start RECORDED DATA

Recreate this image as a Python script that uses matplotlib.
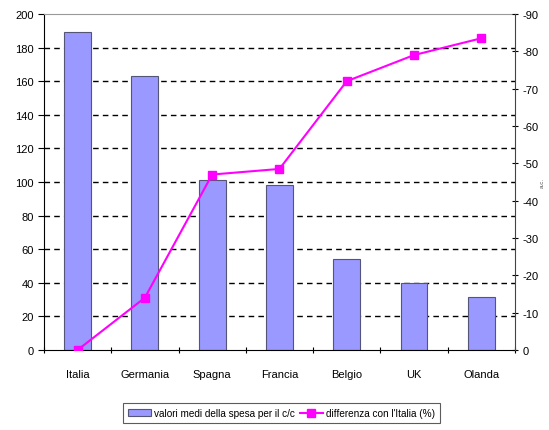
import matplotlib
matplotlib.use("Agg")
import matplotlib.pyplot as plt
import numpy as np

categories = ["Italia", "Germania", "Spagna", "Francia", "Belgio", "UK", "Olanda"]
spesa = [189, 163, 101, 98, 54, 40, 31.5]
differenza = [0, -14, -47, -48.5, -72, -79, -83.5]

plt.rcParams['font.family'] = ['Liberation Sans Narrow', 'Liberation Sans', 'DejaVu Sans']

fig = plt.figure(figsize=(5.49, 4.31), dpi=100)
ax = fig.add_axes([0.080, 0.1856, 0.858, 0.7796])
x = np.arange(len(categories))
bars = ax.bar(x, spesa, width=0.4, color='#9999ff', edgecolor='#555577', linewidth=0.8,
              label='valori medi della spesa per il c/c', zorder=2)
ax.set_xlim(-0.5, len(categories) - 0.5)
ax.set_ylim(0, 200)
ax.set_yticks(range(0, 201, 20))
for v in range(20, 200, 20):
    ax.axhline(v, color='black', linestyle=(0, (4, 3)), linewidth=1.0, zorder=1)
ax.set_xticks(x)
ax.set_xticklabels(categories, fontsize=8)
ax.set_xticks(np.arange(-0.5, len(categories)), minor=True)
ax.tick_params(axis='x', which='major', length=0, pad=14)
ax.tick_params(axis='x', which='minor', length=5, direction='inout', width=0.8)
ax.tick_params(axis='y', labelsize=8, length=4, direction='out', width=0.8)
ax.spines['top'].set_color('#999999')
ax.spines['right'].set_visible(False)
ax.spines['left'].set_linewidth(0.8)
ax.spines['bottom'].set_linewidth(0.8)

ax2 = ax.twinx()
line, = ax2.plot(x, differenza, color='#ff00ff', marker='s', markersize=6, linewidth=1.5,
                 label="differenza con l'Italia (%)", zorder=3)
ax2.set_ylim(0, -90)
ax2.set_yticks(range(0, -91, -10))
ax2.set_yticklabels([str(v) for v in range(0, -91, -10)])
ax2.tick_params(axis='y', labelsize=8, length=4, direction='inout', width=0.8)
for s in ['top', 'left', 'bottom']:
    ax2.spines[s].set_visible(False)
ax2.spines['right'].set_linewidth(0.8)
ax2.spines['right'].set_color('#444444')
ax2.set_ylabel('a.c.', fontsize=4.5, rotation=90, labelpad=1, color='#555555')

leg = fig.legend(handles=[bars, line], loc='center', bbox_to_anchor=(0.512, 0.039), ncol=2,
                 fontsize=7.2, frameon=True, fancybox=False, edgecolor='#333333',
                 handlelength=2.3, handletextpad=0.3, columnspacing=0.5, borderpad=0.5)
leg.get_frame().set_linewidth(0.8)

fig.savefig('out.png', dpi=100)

end RECORDED DATA

> [AIM]:
Please reproduce the listing exactly from its opening line through the line that contains "differenza = [0, -14, -47, -48.5, -72, -79, -83.5]", both included, with all pictures omitted.

> [RESPONSE TO THE EXERCISE]:
Recreate this image as a Python script that uses matplotlib.
import matplotlib
matplotlib.use("Agg")
import matplotlib.pyplot as plt
import numpy as np

categories = ["Italia", "Germania", "Spagna", "Francia", "Belgio", "UK", "Olanda"]
spesa = [189, 163, 101, 98, 54, 40, 31.5]
differenza = [0, -14, -47, -48.5, -72, -79, -83.5]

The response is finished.